Given instruction -
From the listing below, return each line that includes "React".

Source material -

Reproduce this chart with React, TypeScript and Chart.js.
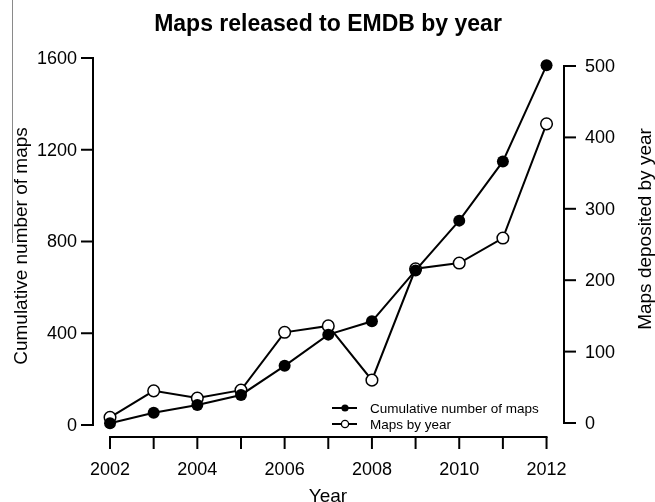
import React, { useEffect, useRef } from "react";
import { Chart, registerables } from "chart.js";

Chart.register(...registerables);

// ---- data ----
const years = [2002, 2003, 2004, 2005, 2006, 2007, 2008, 2009, 2010, 2011, 2012];
const cumulativeMaps = [8, 53, 87, 131, 258, 394, 452, 674, 891, 1149, 1568];
const mapsByYear = [8, 45, 35, 46, 127, 136, 60, 216, 224, 259, 419];
const xTickYears = [2002, 2003, 2004, 2005, 2006, 2007, 2008, 2009, 2010, 2011, 2012];
const xLabelYears = [2002, 2004, 2006, 2008, 2010, 2012];
const leftTicks = [0, 400, 800, 1200, 1600];
const rightTicks = [0, 100, 200, 300, 400, 500];
const chartTitle = "Maps released to EMDB by year";
const xTitle = "Year";
const leftTitle = "Cumulative number of maps";
const rightTitle = "Maps deposited by year";
const seriesNames = ["Cumulative number of maps", "Maps by year"];

const FONT = "'Liberation Sans', Arial, Helvetica, sans-serif";

const axesPlugin = {
  id: "rAxes",
  afterDraw(chart: any) {
    const ctx: CanvasRenderingContext2D = chart.ctx;
    const x = chart.scales.x;
    const yl = chart.scales.yLeft;
    const yr = chart.scales.yRight;
    ctx.save();
    ctx.strokeStyle = "#000";
    ctx.fillStyle = "#000";
    ctx.lineWidth = 2;
    ctx.lineCap = "butt";

    // title
    ctx.font = `bold 23px ${FONT}`;
    ctx.textAlign = "center";
    ctx.textBaseline = "alphabetic";
    ctx.fillText(chartTitle, 328, 31);

    // left axis
    const lx = 93;
    ctx.beginPath();
    ctx.moveTo(lx, yl.getPixelForValue(leftTicks[0]) + 1);
    ctx.lineTo(lx, yl.getPixelForValue(leftTicks[leftTicks.length - 1]) - 1);
    ctx.stroke();
    ctx.font = `18px ${FONT}`;
    ctx.textAlign = "right";
    ctx.textBaseline = "middle";
    leftTicks.forEach((t) => {
      const py = yl.getPixelForValue(t);
      ctx.beginPath();
      ctx.moveTo(lx, py);
      ctx.lineTo(lx - 12, py);
      ctx.stroke();
      ctx.fillText(String(t), lx - 16, py + 1);
    });

    // right axis
    const rx = 564;
    ctx.beginPath();
    ctx.moveTo(rx, yr.getPixelForValue(rightTicks[0]) + 1);
    ctx.lineTo(rx, yr.getPixelForValue(rightTicks[rightTicks.length - 1]) - 1);
    ctx.stroke();
    ctx.textAlign = "left";
    rightTicks.forEach((t) => {
      const py = yr.getPixelForValue(t);
      ctx.beginPath();
      ctx.moveTo(rx, py);
      ctx.lineTo(rx + 12, py);
      ctx.stroke();
      ctx.fillText(String(t), rx + 21, py + 1);
    });

    // x axis
    const ay = 437;
    ctx.beginPath();
    ctx.moveTo(x.getPixelForValue(xTickYears[0]) - 1, ay);
    ctx.lineTo(x.getPixelForValue(xTickYears[xTickYears.length - 1]) + 1, ay);
    ctx.stroke();
    xTickYears.forEach((t) => {
      const px = x.getPixelForValue(t);
      ctx.beginPath();
      ctx.moveTo(px, ay);
      ctx.lineTo(px, ay + 12);
      ctx.stroke();
    });
    ctx.textAlign = "center";
    ctx.textBaseline = "alphabetic";
    xLabelYears.forEach((t) => {
      ctx.fillText(String(t), x.getPixelForValue(t), 475);
    });

    // axis titles
    ctx.font = `19px ${FONT}`;
    ctx.fillText(xTitle, 328, 502);

    ctx.save();
    ctx.translate(27, 246);
    ctx.rotate(-Math.PI / 2);
    ctx.textAlign = "center";
    ctx.textBaseline = "alphabetic";
    ctx.fillText(leftTitle, 0, 0);
    ctx.restore();

    ctx.save();
    ctx.translate(651, 229);
    ctx.rotate(-Math.PI / 2);
    ctx.textAlign = "center";
    ctx.textBaseline = "alphabetic";
    ctx.fillText(rightTitle, 0, 0);
    ctx.restore();

    // legend
    const rows = [408, 424];
    ctx.font = `13.5px ${FONT}`;
    ctx.textAlign = "left";
    ctx.textBaseline = "middle";
    rows.forEach((ry, i) => {
      ctx.lineWidth = 2;
      ctx.beginPath();
      ctx.moveTo(332, ry);
      ctx.lineTo(357, ry);
      ctx.stroke();
      ctx.beginPath();
      ctx.arc(345, ry, 3.6, 0, Math.PI * 2);
      if (i === 0) {
        ctx.fillStyle = "#000";
        ctx.fill();
      } else {
        ctx.fillStyle = "#fff";
        ctx.fill();
        ctx.lineWidth = 1.3;
        ctx.stroke();
      }
      ctx.fillStyle = "#000";
      ctx.fillText(seriesNames[i], 370, ry + 1);
    });

    ctx.restore();
  },
};

export default function App() {
  const canvasRef = useRef<HTMLCanvasElement | null>(null);

  useEffect(() => {
    if (!canvasRef.current) return;
    const chart = new Chart(canvasRef.current, {
      type: "line",
      data: {
        datasets: [
          {
            label: seriesNames[0],
            data: years.map((yr, i) => ({ x: yr, y: cumulativeMaps[i] })),
            yAxisID: "yLeft",
            borderColor: "#000",
            borderWidth: 2,
            pointRadius: 6,
            pointBackgroundColor: "#000",
            pointBorderColor: "#000",
            pointBorderWidth: 0,
            tension: 0,
            order: 0,
            clip: false as any,
          },
          {
            label: seriesNames[1],
            data: years.map((yr, i) => ({ x: yr, y: mapsByYear[i] })),
            yAxisID: "yRight",
            borderColor: "#000",
            borderWidth: 2,
            pointRadius: 5.8,
            pointBackgroundColor: "#fff",
            pointBorderColor: "#000",
            pointBorderWidth: 1.5,
            tension: 0,
            order: 1,
            clip: false as any,
          },
        ],
      },
      options: {
        animation: false,
        responsive: false,
        devicePixelRatio: 1,
        layout: { padding: { left: 93, right: 91, top: 58, bottom: 77 } },
        plugins: {
          legend: { display: false },
          title: { display: false },
          tooltip: { enabled: false },
        },
        events: [],
        scales: {
          x: { type: "linear", display: false, min: 2001.61, max: 2012.4 },
          yLeft: { type: "linear", display: false, position: "left", min: 0, max: 1600 },
          yRight: { type: "linear", display: false, position: "right", min: -2.8, max: 511.2 },
        },
      },
      plugins: [axesPlugin],
    });
    return () => chart.destroy();
  }, []);

  return (
    <div style={{ position: "absolute", left: 0, top: 0, width: 655, height: 502, background: "#fff" }}>
      <canvas ref={canvasRef} width={655} height={502} style={{ width: 655, height: 502, display: "block" }} />
      <div style={{ position: "absolute", left: 12, top: 0, width: 1, height: 243, background: "#8a8a8a" }} />
    </div>
  );
}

Response to this exercise -
Reproduce this chart with React, TypeScript and Chart.js.
import React, { useEffect, useRef } from "react";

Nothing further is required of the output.